The image of flames rising from neighborhoods burning on the horizon will be etched in my memory forever.
As this year comes to a close, and we sit in these Sacred Nights of Winter, or “time between the years” as they’ve been called, my thoughts are all over the place.
The uncertainty feels stronger than ever, and yet I feel a new resolve toward bringing more healing, resilience, love and wisdom to the world through my work and life.
With all of the difficulty, there has been a lot of joy and creativity too.
It was amazing to release my new website, and finally articulate more of my work.
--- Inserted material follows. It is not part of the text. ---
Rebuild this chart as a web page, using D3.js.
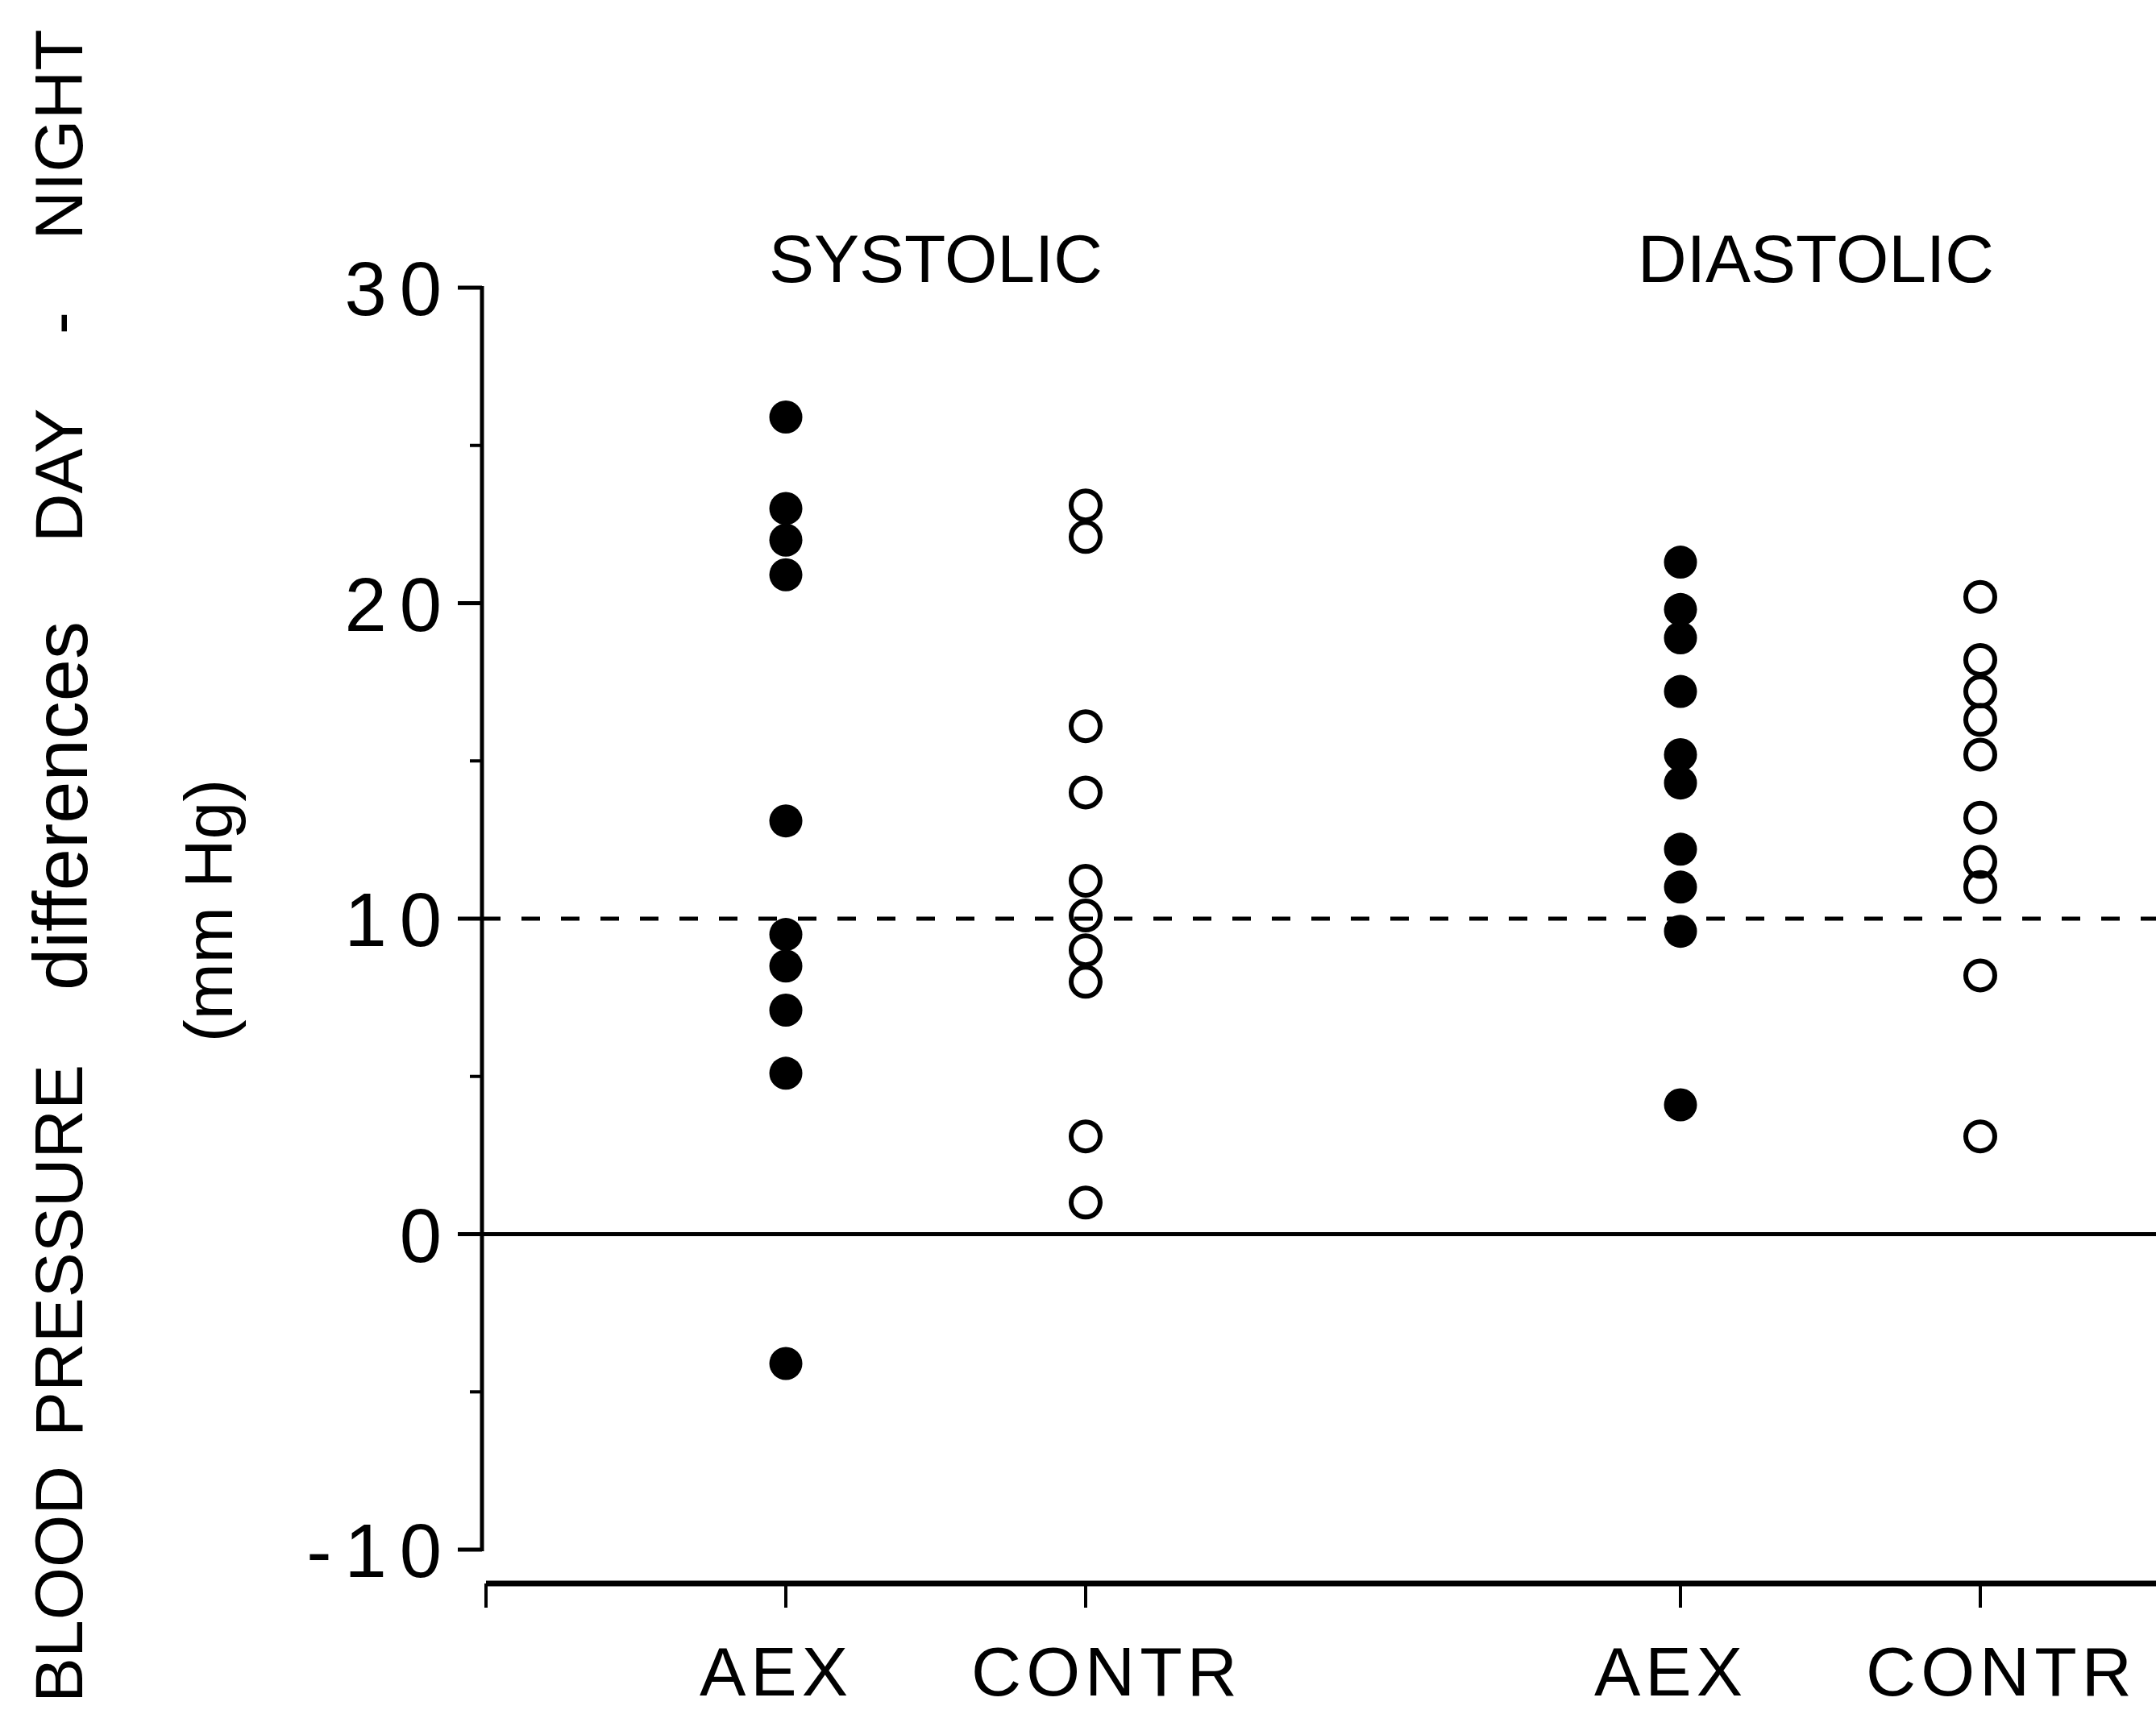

I loved offering more courses this past year with Becoming Effective, Mapping Your Sacred Year, and Wisdom of Fairy Tales.
And, despite all the challenges, my oldest son graduated! We celebrated with our road trip, and felt the joy of new opportunities emerging for all of us.
Fevers tend to be cathartic for people, often purging what’s not needed. I think I had a lot of old emotions…anger, grief, sorrow, doubt, etc…that needed to be released.
I still feel the stirrings of those emotions asking for my attention, and I’m doing my best to honor them with deep love and appreciation.
As I immerse myself in my annual Sacred Nights ritual of journaling, what continues to come to me is the importance of setting intentions…not just goals, but clear intentions that include a plan to move toward them.
Intentions have a sense of commitment, dedication, courage, and forward movement in them. When we declare our intentions, something immediately shifts. Intentions have an “I will” statement that goes with them, rather than “I hope to,” or “I’ll try to,” or “I plan to.”
Our crises become our teachers. We become resilient in the challenges we are faced with, and if we’re willing to see the transformation that comes, rather than simply label things as “good” or “bad” in our lives, we see that all is moving forward, living on in new ways.
May we all find resilience from our year’s challenges.
May we feel deep gratitude for the learning, the transformation, the emotional catharsis, and the wisdom gained.
May we use that resilience and wisdom to set new intentions that we truly commit to, declaring the life we long to create for ourselves and express in the world.
May we remember the love we have for others, and that others have for us, joining together in collaboration, healing and connection.
May our efforts and dedication transform the world just as we’ve been transformed toward love and wisdom.
Wishing you a blessed and transformative new year!